In how many ways $2$ alike apple, $3$ alike orange and $4$ alike mango can be given to $3$ children if each child can have $1$ or more than $1$ fruits?
solution this is what I did.
total number of ways without any restriction $= 900$.
we have to subtract the case when at least one child doesn't get any fruit.
let that be $C_1 \cup C_2 \cup C_3$
and we use the principle of mutual inclusion and exclusion to find that.
$C_1 \cup C_2 \cup C_3 = C_1+C_2+C_3 – (\text{all two intersections}) + 3~\text{intersections}$ (no one gets a fruit case)
$= 3 \cdot 60 – 3+1 = 178$
so case where each child gets at least one fruit $= 900-178 = 722$.
Is this right, someone saying answer $= 49$
Can this be solved by generating functions?
Best Answer
As N. F. Taussig notes you are off by $1$. Denote by $C_i$ the set of distributions where child${}_{\,i}\>$ receives no fruit. Then $$|C_1\cup C_2\cup C_3|=\sum_i |C_i|-\sum_{i<j} |C_i\cap C_j|+|C_1\cap C_2\cap C_3|\ .\tag{1}$$ You correctly computed $|C_i|=60$ and $|C_i\cap C_j|=1$ when $i\ne j$, but $|C_1\cap C_2\cap C_3|=0$. The threefold intersection consists of all distributions where none of the children receives a fruit.
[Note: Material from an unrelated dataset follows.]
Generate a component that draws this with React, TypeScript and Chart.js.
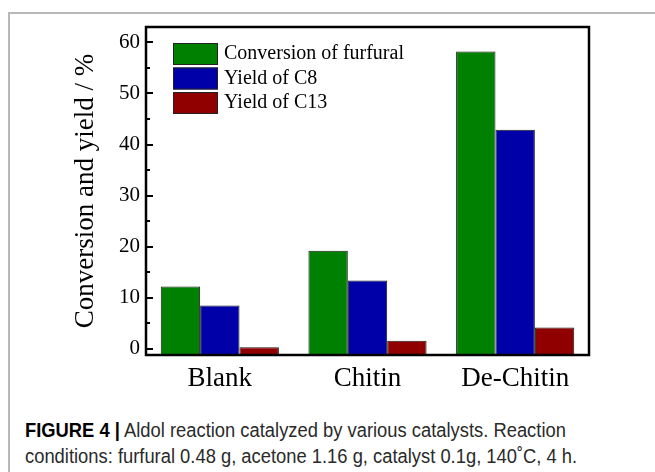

But since in fact $9$ pieces are handed out at least one of the kids has to obtain one.
From $(1)$ we obtain $$|C_1\cup C_2\cup C_3|=3\cdot 60-3\cdot 1=177\ ,$$ so that the number of admissible distributions comes to $900-177=723$.
A generating function approach would not pay out: The allowed allocations for one child are encoded in the function $$p(x,y,z):={1\over (1-x)(1-y)(1-z)}-1={x+y+z-xy-xz-yz+xyz\over(1-x)(1-y)(1-z)}\ .$$ You would then have to determine the coefficient of $x^2y^3z^4$ in the power series for $\bigl(p(x,y,z)\bigr)^3$.